[Data in this exercise]

───

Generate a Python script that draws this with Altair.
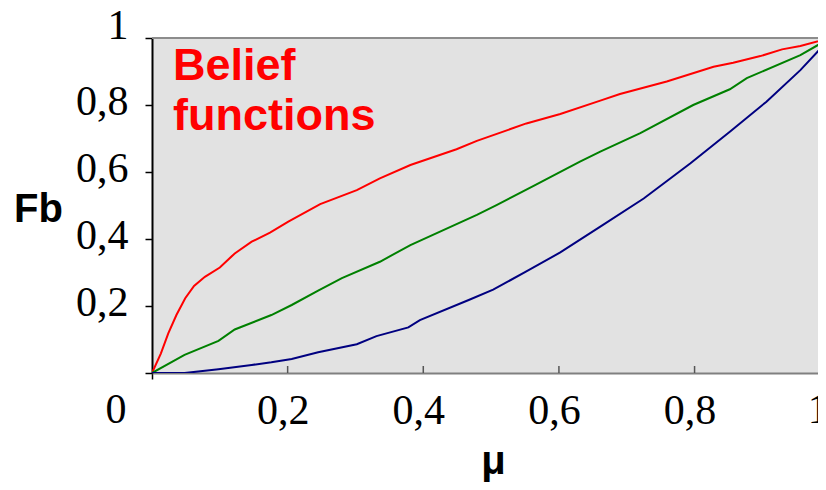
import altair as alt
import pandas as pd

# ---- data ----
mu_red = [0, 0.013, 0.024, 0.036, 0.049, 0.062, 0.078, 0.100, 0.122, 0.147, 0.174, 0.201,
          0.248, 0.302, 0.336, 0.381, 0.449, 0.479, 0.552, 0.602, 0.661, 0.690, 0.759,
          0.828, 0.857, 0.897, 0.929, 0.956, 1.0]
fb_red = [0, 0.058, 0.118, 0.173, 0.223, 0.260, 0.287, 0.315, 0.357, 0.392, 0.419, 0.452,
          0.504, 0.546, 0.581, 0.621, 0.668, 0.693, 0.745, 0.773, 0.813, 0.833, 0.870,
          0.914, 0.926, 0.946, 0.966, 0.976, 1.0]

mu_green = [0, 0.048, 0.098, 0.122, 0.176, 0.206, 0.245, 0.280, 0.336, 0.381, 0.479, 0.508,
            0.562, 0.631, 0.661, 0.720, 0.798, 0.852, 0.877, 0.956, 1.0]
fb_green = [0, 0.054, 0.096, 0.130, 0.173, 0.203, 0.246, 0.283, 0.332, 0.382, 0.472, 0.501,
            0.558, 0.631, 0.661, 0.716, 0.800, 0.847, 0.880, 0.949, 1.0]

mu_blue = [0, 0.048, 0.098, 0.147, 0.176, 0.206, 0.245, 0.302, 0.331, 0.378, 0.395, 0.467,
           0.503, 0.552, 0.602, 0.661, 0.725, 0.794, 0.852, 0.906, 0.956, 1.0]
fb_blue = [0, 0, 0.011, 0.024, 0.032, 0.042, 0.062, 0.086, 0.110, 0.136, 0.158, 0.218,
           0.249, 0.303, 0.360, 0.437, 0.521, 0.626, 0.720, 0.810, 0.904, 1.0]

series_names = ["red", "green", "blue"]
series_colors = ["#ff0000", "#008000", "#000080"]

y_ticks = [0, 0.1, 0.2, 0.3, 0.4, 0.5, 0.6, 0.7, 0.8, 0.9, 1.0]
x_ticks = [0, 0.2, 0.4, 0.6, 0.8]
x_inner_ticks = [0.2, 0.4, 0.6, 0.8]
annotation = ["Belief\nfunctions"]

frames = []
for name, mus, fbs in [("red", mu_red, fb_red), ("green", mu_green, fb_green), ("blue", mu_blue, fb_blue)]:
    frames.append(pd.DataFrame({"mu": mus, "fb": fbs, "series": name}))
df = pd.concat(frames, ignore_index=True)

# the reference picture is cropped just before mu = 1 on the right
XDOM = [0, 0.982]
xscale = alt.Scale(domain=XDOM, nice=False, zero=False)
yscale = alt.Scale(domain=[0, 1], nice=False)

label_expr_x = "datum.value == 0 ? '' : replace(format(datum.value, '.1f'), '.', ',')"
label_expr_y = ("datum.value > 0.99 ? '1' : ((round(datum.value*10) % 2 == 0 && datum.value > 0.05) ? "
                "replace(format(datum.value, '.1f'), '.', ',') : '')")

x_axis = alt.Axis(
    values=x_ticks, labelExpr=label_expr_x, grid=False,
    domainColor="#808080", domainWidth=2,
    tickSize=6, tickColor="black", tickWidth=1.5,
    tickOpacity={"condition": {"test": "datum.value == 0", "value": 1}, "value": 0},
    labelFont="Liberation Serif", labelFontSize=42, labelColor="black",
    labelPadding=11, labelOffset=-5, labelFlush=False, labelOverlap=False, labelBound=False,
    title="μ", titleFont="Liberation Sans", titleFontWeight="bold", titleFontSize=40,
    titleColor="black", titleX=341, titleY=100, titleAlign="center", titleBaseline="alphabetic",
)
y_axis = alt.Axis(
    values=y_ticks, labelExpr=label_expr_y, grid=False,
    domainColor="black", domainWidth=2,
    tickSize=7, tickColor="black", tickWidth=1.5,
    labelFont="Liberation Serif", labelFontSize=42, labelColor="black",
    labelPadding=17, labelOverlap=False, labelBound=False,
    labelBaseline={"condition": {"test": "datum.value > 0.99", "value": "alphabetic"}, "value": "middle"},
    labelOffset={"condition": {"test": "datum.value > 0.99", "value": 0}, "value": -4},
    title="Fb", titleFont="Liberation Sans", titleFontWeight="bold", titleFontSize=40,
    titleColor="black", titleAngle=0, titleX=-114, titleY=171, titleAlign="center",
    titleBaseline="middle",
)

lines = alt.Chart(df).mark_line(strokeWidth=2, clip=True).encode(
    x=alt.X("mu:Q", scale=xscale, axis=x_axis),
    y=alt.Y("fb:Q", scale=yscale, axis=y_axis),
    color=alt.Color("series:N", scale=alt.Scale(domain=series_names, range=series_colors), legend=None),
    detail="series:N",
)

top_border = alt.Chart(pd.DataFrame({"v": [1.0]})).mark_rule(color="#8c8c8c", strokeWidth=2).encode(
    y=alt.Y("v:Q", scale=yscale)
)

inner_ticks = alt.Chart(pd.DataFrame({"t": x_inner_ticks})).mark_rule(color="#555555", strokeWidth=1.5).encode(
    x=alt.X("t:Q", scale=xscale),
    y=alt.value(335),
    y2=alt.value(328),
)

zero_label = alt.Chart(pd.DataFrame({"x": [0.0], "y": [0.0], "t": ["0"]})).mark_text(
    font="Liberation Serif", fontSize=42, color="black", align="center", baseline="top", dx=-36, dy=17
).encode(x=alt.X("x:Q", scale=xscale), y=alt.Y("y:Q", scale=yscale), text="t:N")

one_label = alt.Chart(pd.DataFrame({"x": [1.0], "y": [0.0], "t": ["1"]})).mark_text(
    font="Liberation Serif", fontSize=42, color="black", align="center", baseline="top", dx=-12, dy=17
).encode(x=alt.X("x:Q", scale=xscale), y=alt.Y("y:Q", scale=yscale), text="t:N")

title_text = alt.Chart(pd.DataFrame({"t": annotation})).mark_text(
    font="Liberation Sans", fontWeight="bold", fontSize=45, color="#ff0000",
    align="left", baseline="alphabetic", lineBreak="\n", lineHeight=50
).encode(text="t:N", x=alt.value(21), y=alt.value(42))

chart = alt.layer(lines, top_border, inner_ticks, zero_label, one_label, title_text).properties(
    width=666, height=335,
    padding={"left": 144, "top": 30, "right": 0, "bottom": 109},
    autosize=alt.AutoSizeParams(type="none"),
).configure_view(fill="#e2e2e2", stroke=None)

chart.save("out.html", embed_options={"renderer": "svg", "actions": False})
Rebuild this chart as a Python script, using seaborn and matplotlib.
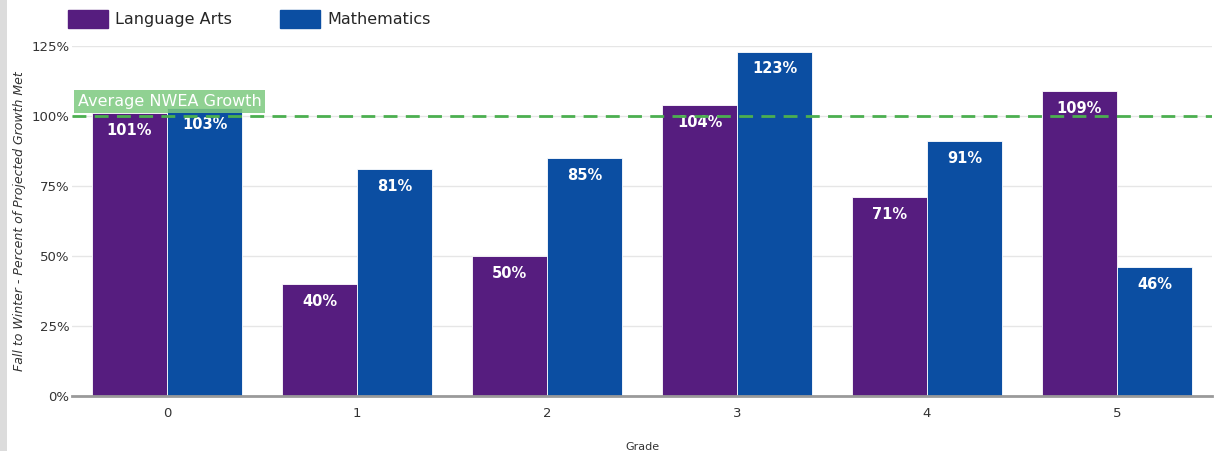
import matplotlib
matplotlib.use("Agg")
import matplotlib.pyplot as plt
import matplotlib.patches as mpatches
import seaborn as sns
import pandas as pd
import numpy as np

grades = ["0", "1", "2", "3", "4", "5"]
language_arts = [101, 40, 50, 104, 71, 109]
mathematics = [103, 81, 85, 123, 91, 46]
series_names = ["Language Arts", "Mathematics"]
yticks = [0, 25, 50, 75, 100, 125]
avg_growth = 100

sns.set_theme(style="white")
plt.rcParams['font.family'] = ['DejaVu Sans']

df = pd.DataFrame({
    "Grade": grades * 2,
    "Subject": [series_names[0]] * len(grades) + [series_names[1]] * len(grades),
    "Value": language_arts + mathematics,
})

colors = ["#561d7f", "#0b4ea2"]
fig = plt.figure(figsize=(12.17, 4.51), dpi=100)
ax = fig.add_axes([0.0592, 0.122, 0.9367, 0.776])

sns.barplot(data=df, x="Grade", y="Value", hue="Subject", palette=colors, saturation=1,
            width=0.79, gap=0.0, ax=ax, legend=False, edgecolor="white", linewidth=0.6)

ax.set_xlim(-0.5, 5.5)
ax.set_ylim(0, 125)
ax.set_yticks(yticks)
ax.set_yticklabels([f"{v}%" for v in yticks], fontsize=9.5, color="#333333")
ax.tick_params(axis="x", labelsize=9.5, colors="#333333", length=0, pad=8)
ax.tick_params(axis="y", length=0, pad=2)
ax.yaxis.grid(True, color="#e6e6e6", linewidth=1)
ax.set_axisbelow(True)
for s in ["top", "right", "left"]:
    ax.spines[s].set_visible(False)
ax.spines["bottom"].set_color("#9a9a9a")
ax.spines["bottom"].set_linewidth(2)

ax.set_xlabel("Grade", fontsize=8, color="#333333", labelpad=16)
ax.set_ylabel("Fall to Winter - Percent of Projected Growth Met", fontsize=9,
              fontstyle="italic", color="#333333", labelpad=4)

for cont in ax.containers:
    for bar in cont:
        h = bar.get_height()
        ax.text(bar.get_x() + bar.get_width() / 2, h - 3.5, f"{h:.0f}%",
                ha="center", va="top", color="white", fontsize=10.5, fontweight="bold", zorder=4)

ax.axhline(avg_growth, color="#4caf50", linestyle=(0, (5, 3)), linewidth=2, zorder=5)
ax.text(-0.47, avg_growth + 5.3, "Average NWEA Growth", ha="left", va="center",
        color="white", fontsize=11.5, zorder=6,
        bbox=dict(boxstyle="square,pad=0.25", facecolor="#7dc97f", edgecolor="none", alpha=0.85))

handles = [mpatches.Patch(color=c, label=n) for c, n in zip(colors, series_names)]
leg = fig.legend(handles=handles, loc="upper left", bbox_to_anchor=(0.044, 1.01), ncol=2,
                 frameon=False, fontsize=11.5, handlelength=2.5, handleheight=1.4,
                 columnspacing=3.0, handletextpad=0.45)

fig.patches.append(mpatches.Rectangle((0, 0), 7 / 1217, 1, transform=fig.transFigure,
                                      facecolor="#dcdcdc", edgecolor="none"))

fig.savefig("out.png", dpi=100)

───

[Direction] From the first line of the listing above, repeat every line through the one holding "0.558, 0.631, 0.661, 0.716, 0.800, 0.847, 0.880, 0.949, 1.0]". Both ends count, and pictures stay out.

[Answer to the task]
Generate a Python script that draws this with Altair.
import altair as alt
import pandas as pd

# ---- data ----
mu_red = [0, 0.013, 0.024, 0.036, 0.049, 0.062, 0.078, 0.100, 0.122, 0.147, 0.174, 0.201,
          0.248, 0.302, 0.336, 0.381, 0.449, 0.479, 0.552, 0.602, 0.661, 0.690, 0.759,
          0.828, 0.857, 0.897, 0.929, 0.956, 1.0]
fb_red = [0, 0.058, 0.118, 0.173, 0.223, 0.260, 0.287, 0.315, 0.357, 0.392, 0.419, 0.452,
          0.504, 0.546, 0.581, 0.621, 0.668, 0.693, 0.745, 0.773, 0.813, 0.833, 0.870,
          0.914, 0.926, 0.946, 0.966, 0.976, 1.0]

mu_green = [0, 0.048, 0.098, 0.122, 0.176, 0.206, 0.245, 0.280, 0.336, 0.381, 0.479, 0.508,
            0.562, 0.631, 0.661, 0.720, 0.798, 0.852, 0.877, 0.956, 1.0]
fb_green = [0, 0.054, 0.096, 0.130, 0.173, 0.203, 0.246, 0.283, 0.332, 0.382, 0.472, 0.501,
            0.558, 0.631, 0.661, 0.716, 0.800, 0.847, 0.880, 0.949, 1.0]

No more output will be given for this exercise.